Aim » Starting at the first line of the listing below, retype each line up to and including the one that contains "name=name, marker_color=c, marker_line_width=0))". Leave pictures out.
=-=-=-=-=
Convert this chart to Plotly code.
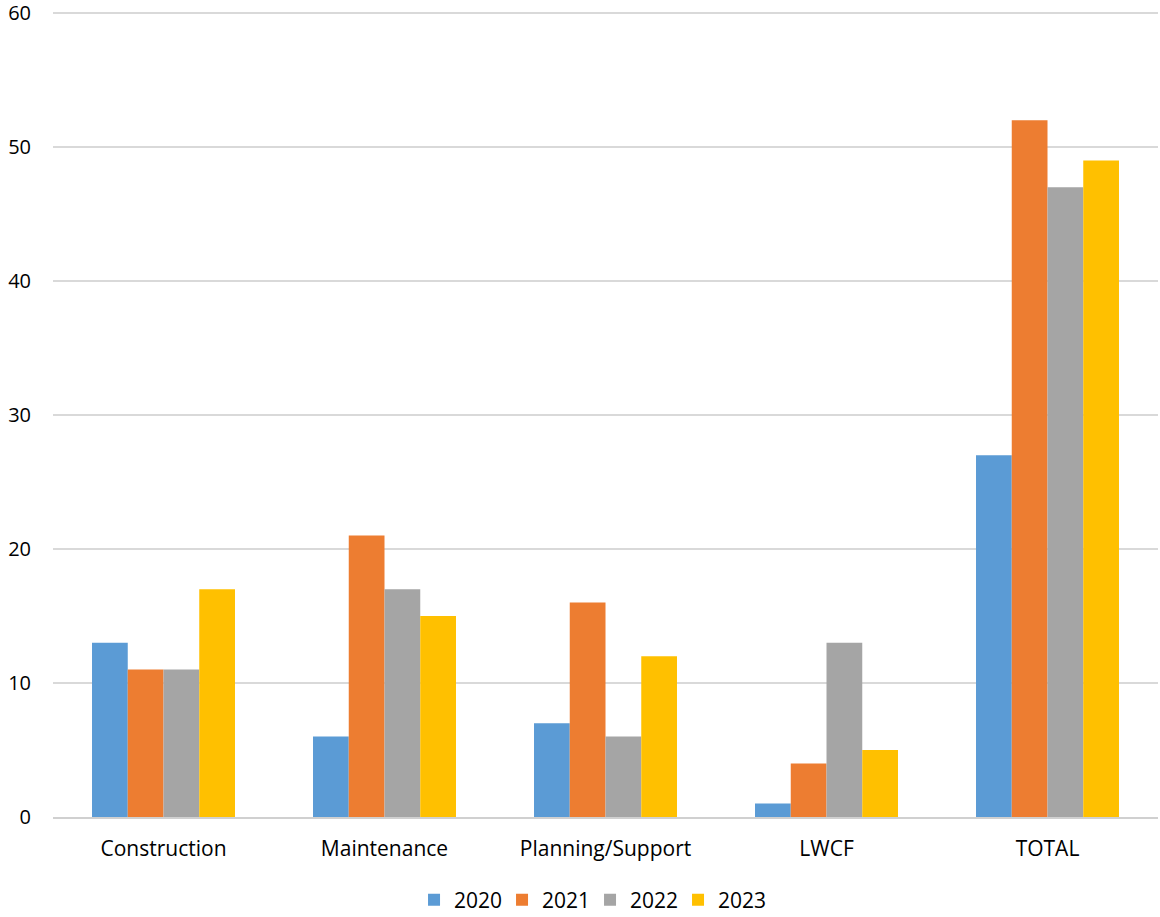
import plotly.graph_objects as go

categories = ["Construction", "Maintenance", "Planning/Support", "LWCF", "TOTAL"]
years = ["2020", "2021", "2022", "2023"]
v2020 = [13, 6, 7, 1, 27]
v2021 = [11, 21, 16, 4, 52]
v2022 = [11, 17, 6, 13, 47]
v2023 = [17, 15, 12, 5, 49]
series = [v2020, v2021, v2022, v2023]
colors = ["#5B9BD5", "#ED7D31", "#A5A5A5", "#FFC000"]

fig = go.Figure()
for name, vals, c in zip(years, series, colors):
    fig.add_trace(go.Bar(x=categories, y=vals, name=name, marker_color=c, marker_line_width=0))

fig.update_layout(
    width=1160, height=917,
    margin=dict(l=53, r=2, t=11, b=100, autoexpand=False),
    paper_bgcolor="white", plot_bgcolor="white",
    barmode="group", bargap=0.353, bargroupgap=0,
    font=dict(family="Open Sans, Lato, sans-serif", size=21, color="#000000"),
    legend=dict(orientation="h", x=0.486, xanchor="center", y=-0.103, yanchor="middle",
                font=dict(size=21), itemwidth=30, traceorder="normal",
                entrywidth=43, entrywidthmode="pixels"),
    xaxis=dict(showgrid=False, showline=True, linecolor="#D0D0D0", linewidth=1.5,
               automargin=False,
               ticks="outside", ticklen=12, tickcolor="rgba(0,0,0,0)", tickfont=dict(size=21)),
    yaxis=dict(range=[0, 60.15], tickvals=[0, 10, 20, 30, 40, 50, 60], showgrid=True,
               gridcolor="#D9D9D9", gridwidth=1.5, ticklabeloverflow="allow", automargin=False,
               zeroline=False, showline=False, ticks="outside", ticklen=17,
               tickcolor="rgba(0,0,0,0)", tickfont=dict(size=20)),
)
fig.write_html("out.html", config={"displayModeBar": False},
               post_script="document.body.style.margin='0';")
=-=-=-=-=
Exercise answer »
Convert this chart to Plotly code.
import plotly.graph_objects as go

categories = ["Construction", "Maintenance", "Planning/Support", "LWCF", "TOTAL"]
years = ["2020", "2021", "2022", "2023"]
v2020 = [13, 6, 7, 1, 27]
v2021 = [11, 21, 16, 4, 52]
v2022 = [11, 17, 6, 13, 47]
v2023 = [17, 15, 12, 5, 49]
series = [v2020, v2021, v2022, v2023]
colors = ["#5B9BD5", "#ED7D31", "#A5A5A5", "#FFC000"]

fig = go.Figure()
for name, vals, c in zip(years, series, colors):
    fig.add_trace(go.Bar(x=categories, y=vals, name=name, marker_color=c, marker_line_width=0))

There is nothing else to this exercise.